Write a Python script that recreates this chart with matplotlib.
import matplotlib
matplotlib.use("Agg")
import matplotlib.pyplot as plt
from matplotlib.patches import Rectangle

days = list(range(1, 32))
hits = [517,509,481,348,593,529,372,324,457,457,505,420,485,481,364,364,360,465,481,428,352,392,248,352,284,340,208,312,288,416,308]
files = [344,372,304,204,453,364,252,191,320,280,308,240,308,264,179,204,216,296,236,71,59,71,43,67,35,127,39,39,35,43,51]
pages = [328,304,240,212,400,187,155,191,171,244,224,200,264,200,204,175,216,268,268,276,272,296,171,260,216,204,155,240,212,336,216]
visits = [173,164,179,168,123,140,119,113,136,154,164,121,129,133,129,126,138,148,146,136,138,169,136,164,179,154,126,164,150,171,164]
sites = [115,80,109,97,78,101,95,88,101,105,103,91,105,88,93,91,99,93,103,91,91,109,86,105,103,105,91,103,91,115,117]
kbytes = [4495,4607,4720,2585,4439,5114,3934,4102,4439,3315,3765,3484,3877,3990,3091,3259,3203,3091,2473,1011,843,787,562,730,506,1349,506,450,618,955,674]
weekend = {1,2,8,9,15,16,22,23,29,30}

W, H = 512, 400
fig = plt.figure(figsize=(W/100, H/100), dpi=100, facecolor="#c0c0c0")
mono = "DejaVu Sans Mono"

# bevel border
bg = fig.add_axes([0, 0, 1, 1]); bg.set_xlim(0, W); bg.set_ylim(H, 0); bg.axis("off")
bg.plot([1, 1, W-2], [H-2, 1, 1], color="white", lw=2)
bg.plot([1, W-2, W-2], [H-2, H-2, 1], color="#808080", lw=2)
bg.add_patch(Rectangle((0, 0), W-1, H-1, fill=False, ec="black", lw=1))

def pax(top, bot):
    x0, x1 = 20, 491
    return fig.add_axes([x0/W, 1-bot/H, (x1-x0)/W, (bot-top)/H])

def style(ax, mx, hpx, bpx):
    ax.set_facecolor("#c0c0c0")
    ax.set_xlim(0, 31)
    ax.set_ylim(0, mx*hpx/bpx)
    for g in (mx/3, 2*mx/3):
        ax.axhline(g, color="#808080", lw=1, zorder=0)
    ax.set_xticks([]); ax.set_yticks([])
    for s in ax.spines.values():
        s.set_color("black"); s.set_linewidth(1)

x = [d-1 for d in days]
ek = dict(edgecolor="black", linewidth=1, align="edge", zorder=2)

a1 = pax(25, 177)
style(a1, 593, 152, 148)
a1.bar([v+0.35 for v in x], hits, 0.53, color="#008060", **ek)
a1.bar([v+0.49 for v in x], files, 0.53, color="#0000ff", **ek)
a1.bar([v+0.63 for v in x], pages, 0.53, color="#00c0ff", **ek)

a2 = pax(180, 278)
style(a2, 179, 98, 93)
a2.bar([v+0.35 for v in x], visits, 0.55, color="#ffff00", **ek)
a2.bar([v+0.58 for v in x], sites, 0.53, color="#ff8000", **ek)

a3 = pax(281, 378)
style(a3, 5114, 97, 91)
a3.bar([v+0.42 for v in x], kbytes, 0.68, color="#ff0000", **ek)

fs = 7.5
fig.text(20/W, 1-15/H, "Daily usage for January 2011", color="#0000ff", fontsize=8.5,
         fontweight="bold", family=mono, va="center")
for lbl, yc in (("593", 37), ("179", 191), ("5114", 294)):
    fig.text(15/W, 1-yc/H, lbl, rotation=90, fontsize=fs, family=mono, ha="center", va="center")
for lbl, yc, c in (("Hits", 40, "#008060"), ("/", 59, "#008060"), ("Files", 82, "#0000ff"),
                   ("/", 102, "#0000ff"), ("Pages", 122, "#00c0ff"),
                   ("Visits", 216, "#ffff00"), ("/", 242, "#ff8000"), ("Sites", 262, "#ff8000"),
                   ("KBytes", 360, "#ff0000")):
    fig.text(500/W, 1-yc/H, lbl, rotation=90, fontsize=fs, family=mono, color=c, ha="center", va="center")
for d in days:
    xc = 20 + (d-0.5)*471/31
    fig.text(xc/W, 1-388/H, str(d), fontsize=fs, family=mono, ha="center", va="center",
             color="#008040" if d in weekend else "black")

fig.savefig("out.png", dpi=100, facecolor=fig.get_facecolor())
-=-=-=-=-
THE EXERCISE: All lines from the beginning of the material above through the one with "from matplotlib.patches import Rectangle" need to be returned exactly; please return those and only those.

OUTPUT:
Write a Python script that recreates this chart with matplotlib.
import matplotlib
matplotlib.use("Agg")
import matplotlib.pyplot as plt
from matplotlib.patches import Rectangle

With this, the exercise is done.